I think it’s pretty obvious why that report is being kept from public view, and the answer isn’t “national security.” It’s just the latest step in the deft tapdance Bush and his handlers have been doing for the past 18 months, as they seek to carry out what has become the prime imperative of the Bush presidency: the deflection of blame for the 9/11 attacks away from the person who was manning the helm at the time they occurred: George W. Bush.
Hey, all you folks loudly proclaiming your elephantine memories of 9/11, along with your willingness to pursue those responsible wherever they may be found: I think you’ve already forgotten too much about the attacks. You’ve certainly displayed a pathetic distractibility when it comes to figuring out whom to blame. Bush keeps linking 9/11 with Saddam Hussein, as he did several times during his aircraft carrier speech yesterday, and you keep swallowing it.
Meanwhile, his team is hard at work making sure the public doesn’t learn about the mistakes that made the events of that day possible. Since, you know, the public knowing the truth might hurt Fearless Leader’s chances in the election. You have to have a sense of priorities about these things.
You know what I call that? I call it dishonoring the dead. Too bad Darryl Worley hasn’t written a country song about it. People might actually get upset in that case.
If we let politicians get away with conducting their business in secret, they will be only too happy to oblige. They will conceal, deny, and redirect the blame for every failure, while basking triumphant in a perpetual sequence of staged photo-op “successes.” That’s just what they do.

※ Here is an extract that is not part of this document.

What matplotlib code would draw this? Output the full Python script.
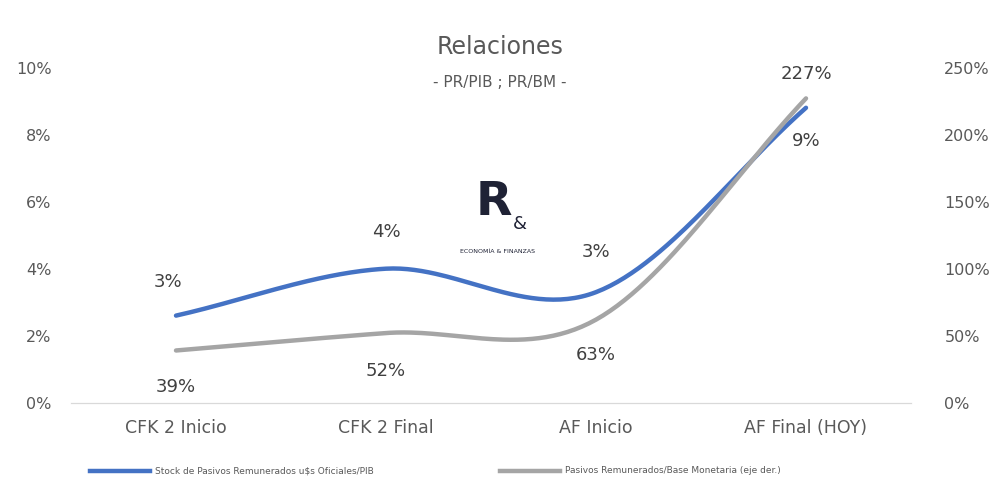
import matplotlib.pyplot as plt
import numpy as np

categorias = ['CFK 2 Inicio', 'CFK 2 Final', 'AF Inicio', 'AF Final (HOY)']
pr_pib = [2.6, 4.0, 3.3, 8.8]          # % eje izq.
pr_bm = [39, 52, 62, 227]              # % eje der.
etq_pib = ['3%', '4%', '3%', '9%']
etq_bm = ['39%', '52%', '63%', '227%']

def suavizar(y, n=60):
    # curva tipo Catmull-Rom como el "suavizado" de Excel
    y = np.asarray(y, float)
    p = np.concatenate([[2 * y[0] - y[1]], y, [2 * y[-1] - y[-2]]])
    xs, ys = [], []
    for i in range(len(y) - 1):
        t = np.linspace(0, 1, n)
        p0, p1, p2, p3 = p[i], p[i + 1], p[i + 2], p[i + 3]
        m1 = (p2 - p0) / 2
        m2 = (p3 - p1) / 2
        h = (2*t**3 - 3*t**2 + 1)*p1 + (t**3 - 2*t**2 + t)*m1 + (-2*t**3 + 3*t**2)*p2 + (t**3 - t**2)*m2
        xs.append(i + t)
        ys.append(h)
    return np.concatenate(xs), np.concatenate(ys)

fig = plt.figure(figsize=(10, 4.93), dpi=100)
ax = fig.add_axes([0.071, 0.183, 0.84, 0.68])
ax2 = ax.twinx()

x, y = suavizar(pr_pib)
ax.plot(x, y, color='#4472c4', lw=3.2, solid_capstyle='round', zorder=3)
x2, y2 = suavizar(pr_bm)
ax2.plot(x2, y2, color='#a5a5a5', lw=3.2, solid_capstyle='round', zorder=2)

ax.set_xlim(-0.5, 3.5)
ax.set_ylim(0, 10)
ax2.set_ylim(0, 250)
ax.set_yticks(range(0, 11, 2))
ax.set_yticklabels([f'{v}%' for v in range(0, 11, 2)])
ax2.set_yticks(range(0, 251, 50))
ax2.set_yticklabels([f'{v}%' for v in range(0, 251, 50)])
ax.set_xticks(range(4))
ax.set_xticklabels(categorias)

for a in (ax, ax2):
    for s in ('top', 'left', 'right'):
        a.spines[s].set_visible(False)
    a.spines['bottom'].set_color('#d9d9d9')
    a.tick_params(length=0, labelsize=11.5, colors='#595959')
ax.tick_params(axis='x', pad=12, labelsize=12.5)
ax.tick_params(axis='y', pad=14)
ax2.tick_params(axis='y', pad=24)

offs_pib = [1.0, 1.1, 1.2, -1.0]
for i, t in enumerate(etq_pib):
    ax.text(i - 0.04 if i == 0 else i, pr_pib[i] + offs_pib[i], t, ha='center', va='center', fontsize=13, color='#404040')
pos_bm = [12, 24, 36, 245]
for i, t in enumerate(etq_bm):
    ax2.text(i, pos_bm[i], t, ha='center', va='center', fontsize=13, color='#404040')

fig.text(0.5, 0.905, 'Relaciones', ha='center', va='center', fontsize=17, color='#595959')
fig.text(0.5, 0.832, '- PR/PIB ; PR/BM -', ha='center', va='center', fontsize=11, color='#595959')

# logo
fig.text(0.494, 0.59, 'R', ha='center', va='center', fontsize=34, fontweight='bold', color='#1f2235')
fig.text(0.52, 0.545, '&', ha='center', va='center', fontsize=13, color='#1f2235')
fig.text(0.497, 0.49, 'ECONOMÍA & FINANZAS', ha='center', va='center', fontsize=4.5, color='#1f2235')

# leyenda
fig.add_artist(plt.Line2D([0.09, 0.15], [0.045, 0.045], color='#4472c4', lw=3.2))
fig.text(0.155, 0.045, 'Stock de Pasivos Remunerados u$s Oficiales/PIB', va='center', fontsize=6.5, color='#595959')
fig.add_artist(plt.Line2D([0.50, 0.56], [0.045, 0.045], color='#a5a5a5', lw=3.2))
fig.text(0.565, 0.045, 'Pasivos Remunerados/Base Monetaria (eje der.)', va='center', fontsize=6.5, color='#595959')

plt.savefig('out.png', dpi=100)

Three thousand innocent people died in an attack on US soil. New Yorkers are still traumatized by the memory of sweeping the ashes of dead people from their windowsills and doorways. And now we’re going to let some self-serving politician conceal the facts of those events just to protect his reputation?
That’s pretty fucked up.
May 5th, 2003 at 2:32 pm
Most of this report is a rehash of information that already got a good deal of publicity in all forms of media for months after 9/11. There were numerous allegations and discussions about how much the White House, aides to the White House, and various Federal agencies knew about various pieces of the puzzle and warnings of some form of terorist attacks. Hence, all the concern about various agencies not sharing or considering vital information to help put a more specific threat in focus. It was these cracks in the system that seems to have played the largest part in the Country’s failure to defend itself against those horrific attacks.
So a presiding Administration doesn’t want another wave of negative press over an earlier well-documented issue to rear its head again. Shocking.
As the article points out, there is no “gotcha” type of information to point directly at Bush’s Administration (as people seem to be straining themselves to do). I’d be more concerned that in all that time since 9/11 our intelligence and informational channeling process to more effectively recognise specific threats by terrorists does not seem to be much improved.
May 6th, 2003 at 10:29 am
more seekrits!
did you see the connections being made between halliburton and the axis of evil? this was posted on yahoo! today … any other postings that you guys know of (something more substantive … maybe more figures and citations?).